Es fácil comprender, por otra parte, que tras el crecimiento urbano del XVIII (con las ciudades de Londres y Lisboa recién reconstruidas), el arte del XIX considerara a la naturaleza como una fuerza benévola, entrañada en el corazón del hombre. Solo una humanidad alejada de las áridas labores del campo podía concebir esa tierna idealidad, donde incluso la tempestad y el rayo son los transmisores honestos y brutales de un sentimiento puro. Por una misma razón, de carácter inverso, será en aquellas urbes tumultuosas e insalubres del XIX donde Jaspers sitúe el nacimiento de una nueva dolencia: la esquizofrenia.

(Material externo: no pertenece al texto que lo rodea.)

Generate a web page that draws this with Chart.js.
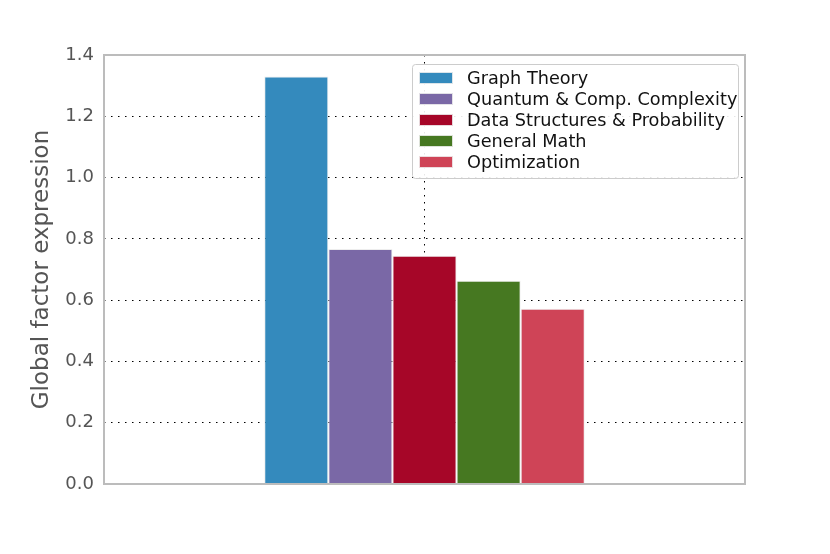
<!DOCTYPE html>
<html>
<head>
<meta charset="utf-8">
<script src="https://cdn.jsdelivr.net/npm/chart.js@4.4.1/dist/chart.umd.min.js"></script>
<style>
  html, body { margin: 0; padding: 0; background: #fff; }
  #wrap { width: 830px; height: 554px; }
</style>
</head>
<body>
<div id="wrap"><canvas id="factorChart" width="830" height="554"></canvas></div>
<script>
const seriesNames = ["Graph Theory", "Quantum & Comp. Complexity", "Data Structures & Probability", "General Math", "Optimization"];
const seriesValues = [1.33, 0.767, 0.745, 0.663, 0.572];
const seriesColors = ["#348ABD", "#7A68A6", "#A60628", "#467821", "#CF4457"];
const yTicks = [0.0, 0.2, 0.4, 0.6, 0.8, 1.0, 1.2, 1.4];

const FONT = "'DejaVu Sans', sans-serif";

// frame round the plot area, like matplotlib spines
const framePlugin = {
  id: "frame",
  afterDatasetsDraw(chart) {
    const { ctx, chartArea: a } = chart;
    ctx.save();
    ctx.strokeStyle = "#bcbcbc";
    ctx.lineWidth = 2;
    ctx.strokeRect(a.left, a.top, a.right - a.left, a.bottom - a.top);
    ctx.restore();
  }
};

// legend box in the upper right of the axes
const boxLegend = {
  id: "boxLegend",
  afterDraw(chart) {
    const { ctx } = chart;
    const x0 = 412, y0 = 64, w = 326, h = 114;
    ctx.save();
    ctx.fillStyle = "rgba(255,255,255,0.9)";
    ctx.strokeStyle = "#cccccc";
    ctx.lineWidth = 1;
    ctx.beginPath();
    ctx.roundRect(x0 + 0.5, y0 + 0.5, w, h, 3);
    ctx.fill();
    ctx.stroke();
    ctx.font = "17.7px " + FONT;
    ctx.textBaseline = "middle";
    chart.data.datasets.forEach((ds, i) => {
      const cy = 78 + i * 21;
      ctx.fillStyle = ds.backgroundColor;
      ctx.fillRect(419, cy - 6, 34, 12);
      ctx.strokeStyle = "rgba(238,238,238,0.9)";
      ctx.strokeRect(419.5, cy - 5.5, 33, 11);
      ctx.fillStyle = "#111";
      ctx.fillText(ds.label, 467, cy + 1);
    });
    ctx.restore();
  }
};

const chart = new Chart(document.getElementById("factorChart"), {
  type: "bar",
  data: {
    labels: [""],
    datasets: seriesNames.map((name, i) => ({
      label: name,
      data: [seriesValues[i]],
      backgroundColor: seriesColors[i],
      borderColor: "rgba(235,235,235,0.9)",
      borderWidth: 1,
      categoryPercentage: 0.5,
      barPercentage: 1.0
    }))
  },
  options: {
    responsive: false,
    animation: false,
    devicePixelRatio: 1,
    layout: { padding: { top: 55, right: 85, bottom: 70, left: 0 } },
    plugins: { legend: { display: false }, tooltip: { enabled: false } },
    scales: {
      x: {
        grid: { offset: false, color: "#000", lineWidth: 1, drawTicks: false },
        border: { display: false, dash: [1.5, 5.5] },
        ticks: { display: false },
        afterFit: s => { s.height = 0; }
      },
      y: {
        min: 0,
        max: 1.4,
        afterBuildTicks: s => { s.ticks = yTicks.map(v => ({ value: v })); },
        grid: { color: "#000", lineWidth: 1, drawTicks: false },
        border: { display: false, dash: [1.5, 5.5] },
        ticks: {
          padding: 10,
          color: "#555",
          font: { family: FONT, size: 18 },
          callback: v => v.toFixed(1)
        },
        title: {
          display: true,
          text: "Global factor expression",
          color: "#555",
          font: { family: FONT, size: 23 },
          padding: { top: 28, bottom: 0 }
        },
        afterFit: s => { s.width = 104; }
      }
    }
  },
  plugins: [framePlugin, boxLegend]
});
</script>
</body>
</html>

Si volvemos ahora al agro del XXI, hay un fenómeno, apenas advertido, que explica bien el ensueño y la distancia con lo rural que duerme en el honesto corazón del urbanita. En muy poco tiempo, la expresión “España vacía” pasó a convertirse en “España vaciada”, sugiriendo la existencia de un agente, misterioso y nocivo, que obra contra los intereses virgilianos del agro. Que esto no tenga mucho sentido (¿el vaciamiento total de la España vacía no sería, en rigor, la vuelta del Edén?), no implica, en cualquier caso, que agricultores y ganaderos queden libres de culpa. Antes al contrario. Ambos son el contrapeso material, el áspero andamiaje de la urbe y su voracidad levítica. Y sobre ellos se alza, con llamativa ingravidez, un nuevo Adán sin culpa. Medio milenio de intensa urbanización, cinco siglos de continuo extrañamiento, nos han traído esta visión, en cierto modo ultracorpórea.